Silber mit Platz zwei für Lewis Hamilton war für die "Silberpfeile" in Mexiko das höchste der Gefühle. Auf den vergoldeten Sieger Max Verstappen fehlte am Ende aber nicht viel, was nun endgültig beweist, dass Mercedes zurück an der Spitze ist. Der erste Saisonsieg war für den Dominator des vergangenen Jahrzehnts in greifbarer Nähe. Die zu defensive Reifenstrategie mit Medium-Hard machte beiden Fahrern einen Strich durch die Siegerrechnung, vor allem da die harte Mischung überhaupt nicht zu funktionieren schien. "Diesmal waren wir schnell, die Strategie war jedoch falsch. Hinterher ist man immer schlauer. Wir haben damit gerechnet, dass Red Bull zweimal stoppen muss, allerdings hat sich der mittelharte Reifen enorm gut gehalten. So haben wir ins Klo gegriffen, wir können nicht zufrieden sein", erklärte ein niedergeschlagener Toto Wolff den Rennausgang.
Doch gerade dieser strategische Fehler gibt Mercedes einen Grund für Optimismus. Denn in Sachen Performance sind die "Silberpfeile" zurück im Geschäft. Der W13 funktionierte in der aktuellen Weltmeisterschaft noch nie so gut, wie in Mexiko. Das mag zum einen auch an der speziellen Höhenlage liegen, Fahrer und Auto scheinen sich nach langer Suche aber endlich perfekt gefunden zu haben. George Russell sprach von einem "großartigen Auto", Teamkollege Hamilton haderte zwar mit der Strategie, lobte aber ebenfalls die Arbeit des Teams. Das Update vom GP der USA in Austin scheint zu funktionieren, selbst Wolff musste nach dem Rennen gestehen: "Die Pace war sicher da."
In der ersten Saisonhälfte sah das noch ganz anders aus. Mercedes war klar nur die drittstärkste Kraft im Fahrerfeld. Trotz einiger Podiumsplatzierungen machten sich Red Bull und Ferrari die Siege untereinander aus, für den Konstrukteursweltmeister des Vorjahres blieb Platz drei das höchste der Gefühle. Eine ungewohnte Situation für den erfolgsverwöhnten Rennstall, der Fragen aufkommen ließ, ob man der Rolle als Jäger überhaupt gewachsen sei.

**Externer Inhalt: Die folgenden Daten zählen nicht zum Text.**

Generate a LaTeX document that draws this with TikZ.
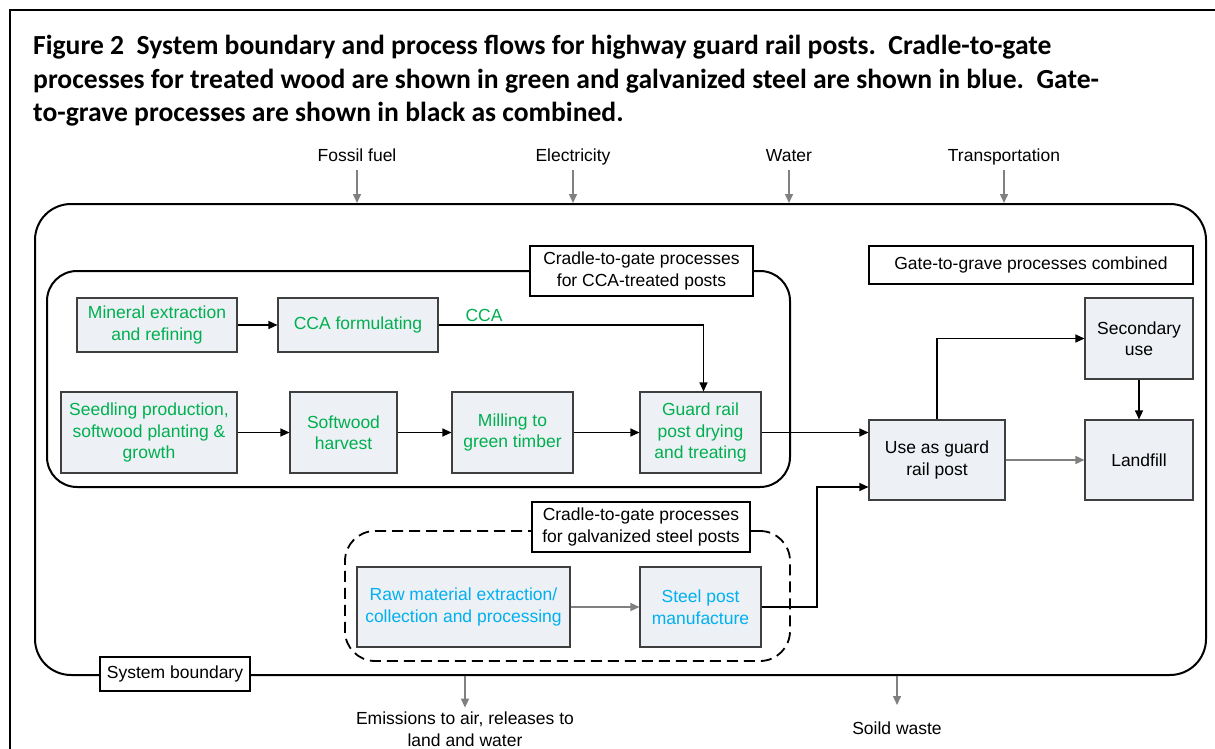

Die Antwort darauf folgte in eindrucksvoller Manier ab dem GP von Frankreich, in dem Hamilton 2022 zum ersten Mal auf Platz zwei für Mercedes fuhr und so für den idealen Start in Saisonhälfte zwei sorgte. Seither holte das Team aus Brackley in neun Rennen 210 Zähler – 26 mehr als Ferrari (184). Zu Beginn der Saison noch weit hinter der Scuderia, scheint Mercedes drauf und dran zu sein, sich als zweitstärkste Kraft zu etablieren und Ferrari somit auch noch den Vizetitel in der Konstrukteurswertung streitig zu machen.
Zwei zweite Plätze durch Hamilton in Folge und ein punktereiches Sprint-Wochenende vor der Tür machen jedenfalls genauso viel Hoffnung wie die beeindruckende Statistik des Briten seit seinem Formel-1-Einstieg 2007. Noch nie beendete der siebenfache Champion eine Saison ohne Rennsieg. In der aktuellen WM hat er für die Fortführung dieser Serie noch zwei Chancen.